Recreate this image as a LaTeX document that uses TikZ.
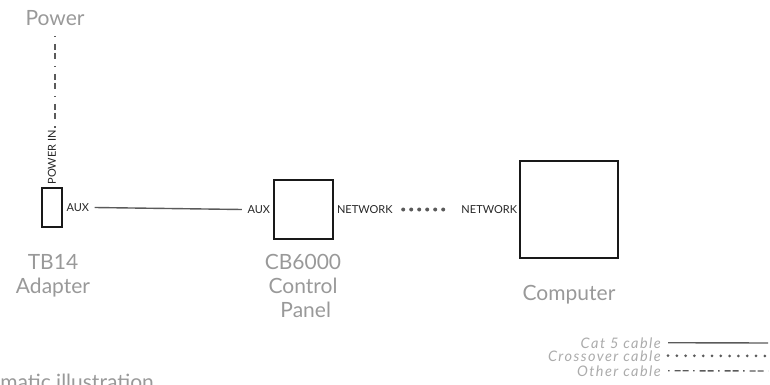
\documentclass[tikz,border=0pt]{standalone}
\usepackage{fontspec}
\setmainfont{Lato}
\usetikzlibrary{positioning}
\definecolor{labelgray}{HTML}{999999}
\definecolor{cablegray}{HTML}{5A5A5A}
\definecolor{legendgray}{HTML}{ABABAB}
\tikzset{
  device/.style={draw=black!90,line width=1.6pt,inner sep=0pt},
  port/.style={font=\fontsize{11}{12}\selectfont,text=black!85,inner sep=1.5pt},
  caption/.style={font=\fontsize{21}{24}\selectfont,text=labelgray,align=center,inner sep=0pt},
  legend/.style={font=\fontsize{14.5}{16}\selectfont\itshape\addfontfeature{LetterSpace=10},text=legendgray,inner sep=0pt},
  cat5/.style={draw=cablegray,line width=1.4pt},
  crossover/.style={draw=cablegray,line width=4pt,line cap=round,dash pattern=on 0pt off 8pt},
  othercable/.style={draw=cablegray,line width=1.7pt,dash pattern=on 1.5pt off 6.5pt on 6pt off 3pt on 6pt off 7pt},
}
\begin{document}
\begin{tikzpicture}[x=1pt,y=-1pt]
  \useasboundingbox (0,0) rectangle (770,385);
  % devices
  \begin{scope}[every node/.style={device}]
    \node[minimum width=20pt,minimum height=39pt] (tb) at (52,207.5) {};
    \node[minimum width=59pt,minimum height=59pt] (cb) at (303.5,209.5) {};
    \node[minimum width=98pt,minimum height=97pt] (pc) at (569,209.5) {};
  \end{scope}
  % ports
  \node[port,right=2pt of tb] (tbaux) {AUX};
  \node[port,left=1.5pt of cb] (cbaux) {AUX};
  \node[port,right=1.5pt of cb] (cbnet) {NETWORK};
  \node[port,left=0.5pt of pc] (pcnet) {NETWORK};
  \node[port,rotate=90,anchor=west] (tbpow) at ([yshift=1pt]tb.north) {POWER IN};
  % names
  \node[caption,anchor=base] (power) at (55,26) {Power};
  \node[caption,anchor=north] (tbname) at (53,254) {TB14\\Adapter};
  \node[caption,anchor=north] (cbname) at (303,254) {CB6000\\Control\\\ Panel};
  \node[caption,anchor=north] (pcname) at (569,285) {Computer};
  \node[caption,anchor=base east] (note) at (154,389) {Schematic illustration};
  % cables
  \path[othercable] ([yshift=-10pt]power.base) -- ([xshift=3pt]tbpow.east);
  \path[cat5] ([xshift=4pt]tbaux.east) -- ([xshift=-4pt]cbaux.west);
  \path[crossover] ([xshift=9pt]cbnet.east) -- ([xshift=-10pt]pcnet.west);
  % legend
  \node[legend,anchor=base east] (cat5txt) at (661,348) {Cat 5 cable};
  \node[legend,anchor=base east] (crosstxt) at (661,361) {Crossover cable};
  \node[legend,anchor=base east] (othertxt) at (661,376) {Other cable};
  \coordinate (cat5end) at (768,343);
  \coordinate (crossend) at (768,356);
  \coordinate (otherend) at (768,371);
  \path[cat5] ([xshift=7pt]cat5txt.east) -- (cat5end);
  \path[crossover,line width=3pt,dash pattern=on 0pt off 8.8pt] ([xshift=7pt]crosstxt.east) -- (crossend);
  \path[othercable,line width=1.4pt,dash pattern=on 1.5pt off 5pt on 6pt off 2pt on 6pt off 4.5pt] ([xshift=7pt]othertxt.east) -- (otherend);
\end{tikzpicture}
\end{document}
* * *
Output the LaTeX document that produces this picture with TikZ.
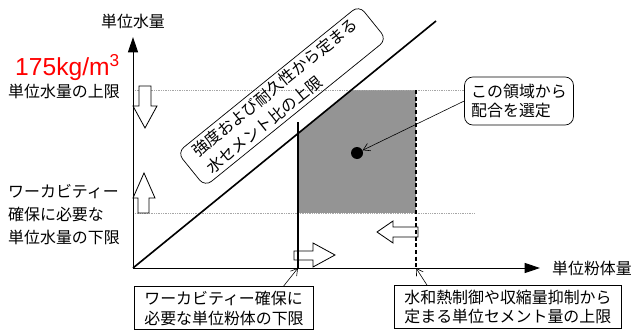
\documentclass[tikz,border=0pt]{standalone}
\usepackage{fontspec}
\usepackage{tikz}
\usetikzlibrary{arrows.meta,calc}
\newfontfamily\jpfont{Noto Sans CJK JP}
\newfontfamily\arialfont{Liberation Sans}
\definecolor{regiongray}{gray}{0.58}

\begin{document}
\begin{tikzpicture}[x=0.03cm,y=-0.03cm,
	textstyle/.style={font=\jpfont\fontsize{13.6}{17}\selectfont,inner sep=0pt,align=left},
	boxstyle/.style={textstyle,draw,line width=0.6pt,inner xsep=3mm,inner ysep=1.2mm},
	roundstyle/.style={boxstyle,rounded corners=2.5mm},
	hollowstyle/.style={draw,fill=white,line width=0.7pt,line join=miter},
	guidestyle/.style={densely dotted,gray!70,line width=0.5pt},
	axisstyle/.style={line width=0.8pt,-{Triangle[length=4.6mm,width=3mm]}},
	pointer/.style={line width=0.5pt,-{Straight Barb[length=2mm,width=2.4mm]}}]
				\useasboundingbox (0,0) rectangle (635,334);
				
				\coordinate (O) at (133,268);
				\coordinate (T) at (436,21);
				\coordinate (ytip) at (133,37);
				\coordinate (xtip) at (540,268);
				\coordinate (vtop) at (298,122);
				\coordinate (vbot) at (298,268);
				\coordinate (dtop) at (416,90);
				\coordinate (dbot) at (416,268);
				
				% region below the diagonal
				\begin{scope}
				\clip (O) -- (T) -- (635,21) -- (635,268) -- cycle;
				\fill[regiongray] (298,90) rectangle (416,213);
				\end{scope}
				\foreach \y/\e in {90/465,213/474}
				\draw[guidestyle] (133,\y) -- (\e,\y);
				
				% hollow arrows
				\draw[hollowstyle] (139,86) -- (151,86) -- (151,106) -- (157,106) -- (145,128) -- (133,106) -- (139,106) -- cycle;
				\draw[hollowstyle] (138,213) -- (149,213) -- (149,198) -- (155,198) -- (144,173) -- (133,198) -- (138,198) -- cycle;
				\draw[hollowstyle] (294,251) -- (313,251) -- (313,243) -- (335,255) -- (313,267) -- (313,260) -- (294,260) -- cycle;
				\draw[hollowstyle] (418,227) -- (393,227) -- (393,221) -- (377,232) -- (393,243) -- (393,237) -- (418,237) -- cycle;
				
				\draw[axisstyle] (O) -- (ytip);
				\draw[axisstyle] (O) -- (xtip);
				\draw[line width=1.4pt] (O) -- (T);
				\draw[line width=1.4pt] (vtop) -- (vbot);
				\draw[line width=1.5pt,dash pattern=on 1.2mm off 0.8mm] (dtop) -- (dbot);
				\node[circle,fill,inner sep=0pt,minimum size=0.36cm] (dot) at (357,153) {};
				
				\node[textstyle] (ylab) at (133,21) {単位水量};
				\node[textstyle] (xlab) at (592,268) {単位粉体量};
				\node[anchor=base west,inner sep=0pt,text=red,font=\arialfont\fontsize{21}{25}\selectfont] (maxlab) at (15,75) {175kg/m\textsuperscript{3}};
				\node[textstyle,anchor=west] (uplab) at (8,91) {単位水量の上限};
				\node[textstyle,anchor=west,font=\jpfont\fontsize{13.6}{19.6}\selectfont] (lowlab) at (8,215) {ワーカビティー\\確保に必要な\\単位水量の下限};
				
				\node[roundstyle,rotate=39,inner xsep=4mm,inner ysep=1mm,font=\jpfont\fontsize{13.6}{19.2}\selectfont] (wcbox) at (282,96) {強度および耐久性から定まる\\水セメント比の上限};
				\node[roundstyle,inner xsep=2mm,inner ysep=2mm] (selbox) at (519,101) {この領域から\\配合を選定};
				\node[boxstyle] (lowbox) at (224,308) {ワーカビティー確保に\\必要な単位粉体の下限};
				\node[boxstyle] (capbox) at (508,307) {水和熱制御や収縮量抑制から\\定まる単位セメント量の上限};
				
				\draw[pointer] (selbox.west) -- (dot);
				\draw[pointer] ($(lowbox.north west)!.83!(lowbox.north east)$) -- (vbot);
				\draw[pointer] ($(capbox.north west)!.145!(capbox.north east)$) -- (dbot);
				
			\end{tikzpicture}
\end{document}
==
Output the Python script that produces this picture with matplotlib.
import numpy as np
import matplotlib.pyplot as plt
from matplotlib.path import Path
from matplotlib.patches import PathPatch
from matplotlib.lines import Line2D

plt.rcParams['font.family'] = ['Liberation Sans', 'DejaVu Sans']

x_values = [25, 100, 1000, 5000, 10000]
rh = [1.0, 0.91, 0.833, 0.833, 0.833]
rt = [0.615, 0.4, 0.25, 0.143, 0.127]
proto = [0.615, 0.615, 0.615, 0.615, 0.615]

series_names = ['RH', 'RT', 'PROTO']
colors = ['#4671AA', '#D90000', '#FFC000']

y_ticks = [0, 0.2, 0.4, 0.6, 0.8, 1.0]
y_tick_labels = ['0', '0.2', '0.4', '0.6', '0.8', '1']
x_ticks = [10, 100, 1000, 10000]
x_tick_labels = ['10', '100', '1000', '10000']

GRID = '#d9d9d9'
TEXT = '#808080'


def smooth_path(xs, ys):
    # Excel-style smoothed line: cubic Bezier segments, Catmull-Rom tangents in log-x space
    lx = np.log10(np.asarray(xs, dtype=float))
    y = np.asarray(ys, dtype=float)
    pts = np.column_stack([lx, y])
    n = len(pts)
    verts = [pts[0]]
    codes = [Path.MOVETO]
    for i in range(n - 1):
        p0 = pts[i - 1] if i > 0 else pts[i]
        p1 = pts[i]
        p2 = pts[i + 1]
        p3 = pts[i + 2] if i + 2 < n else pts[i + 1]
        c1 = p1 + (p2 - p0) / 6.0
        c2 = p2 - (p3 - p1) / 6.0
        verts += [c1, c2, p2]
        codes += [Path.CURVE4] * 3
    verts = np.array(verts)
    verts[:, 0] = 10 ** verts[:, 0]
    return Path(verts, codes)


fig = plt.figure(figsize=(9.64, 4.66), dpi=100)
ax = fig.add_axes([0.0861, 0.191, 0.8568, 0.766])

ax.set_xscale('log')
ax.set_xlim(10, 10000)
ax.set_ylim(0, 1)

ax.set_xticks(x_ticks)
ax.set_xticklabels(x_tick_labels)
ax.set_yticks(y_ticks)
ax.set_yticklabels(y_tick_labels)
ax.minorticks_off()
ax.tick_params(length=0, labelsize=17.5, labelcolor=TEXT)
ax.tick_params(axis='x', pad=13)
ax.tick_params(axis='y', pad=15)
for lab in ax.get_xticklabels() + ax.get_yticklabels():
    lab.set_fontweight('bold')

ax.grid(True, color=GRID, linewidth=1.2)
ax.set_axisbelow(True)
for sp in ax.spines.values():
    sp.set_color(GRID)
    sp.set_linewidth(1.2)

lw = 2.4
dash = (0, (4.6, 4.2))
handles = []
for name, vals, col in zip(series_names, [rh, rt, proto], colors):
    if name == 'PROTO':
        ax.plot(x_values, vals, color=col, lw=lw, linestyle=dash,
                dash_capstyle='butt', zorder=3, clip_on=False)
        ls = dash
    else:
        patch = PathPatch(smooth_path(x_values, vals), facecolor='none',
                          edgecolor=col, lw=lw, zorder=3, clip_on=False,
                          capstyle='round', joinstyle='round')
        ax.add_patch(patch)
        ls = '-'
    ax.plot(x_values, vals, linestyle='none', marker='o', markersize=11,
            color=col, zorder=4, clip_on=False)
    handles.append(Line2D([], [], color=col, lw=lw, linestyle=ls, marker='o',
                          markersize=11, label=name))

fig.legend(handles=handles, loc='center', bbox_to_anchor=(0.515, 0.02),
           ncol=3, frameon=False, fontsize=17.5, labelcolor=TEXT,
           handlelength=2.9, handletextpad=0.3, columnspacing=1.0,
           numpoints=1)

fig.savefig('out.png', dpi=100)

*Exercise aim*
Transcribe only the lines from the line holding "Output the LaTeX" through the line holding "(dbot) at (416,268);", inclusive, without any of the pictures.

*Task solution*
Output the LaTeX document that produces this picture with TikZ.
\documentclass[tikz,border=0pt]{standalone}
\usepackage{fontspec}
\usepackage{tikz}
\usetikzlibrary{arrows.meta,calc}
\newfontfamily\jpfont{Noto Sans CJK JP}
\newfontfamily\arialfont{Liberation Sans}
\definecolor{regiongray}{gray}{0.58}

\begin{document}
\begin{tikzpicture}[x=0.03cm,y=-0.03cm,
	textstyle/.style={font=\jpfont\fontsize{13.6}{17}\selectfont,inner sep=0pt,align=left},
	boxstyle/.style={textstyle,draw,line width=0.6pt,inner xsep=3mm,inner ysep=1.2mm},
	roundstyle/.style={boxstyle,rounded corners=2.5mm},
	hollowstyle/.style={draw,fill=white,line width=0.7pt,line join=miter},
	guidestyle/.style={densely dotted,gray!70,line width=0.5pt},
	axisstyle/.style={line width=0.8pt,-{Triangle[length=4.6mm,width=3mm]}},
	pointer/.style={line width=0.5pt,-{Straight Barb[length=2mm,width=2.4mm]}}]
				\useasboundingbox (0,0) rectangle (635,334);
				
				\coordinate (O) at (133,268);
				\coordinate (T) at (436,21);
				\coordinate (ytip) at (133,37);
				\coordinate (xtip) at (540,268);
				\coordinate (vtop) at (298,122);
				\coordinate (vbot) at (298,268);
				\coordinate (dtop) at (416,90);
				\coordinate (dbot) at (416,268);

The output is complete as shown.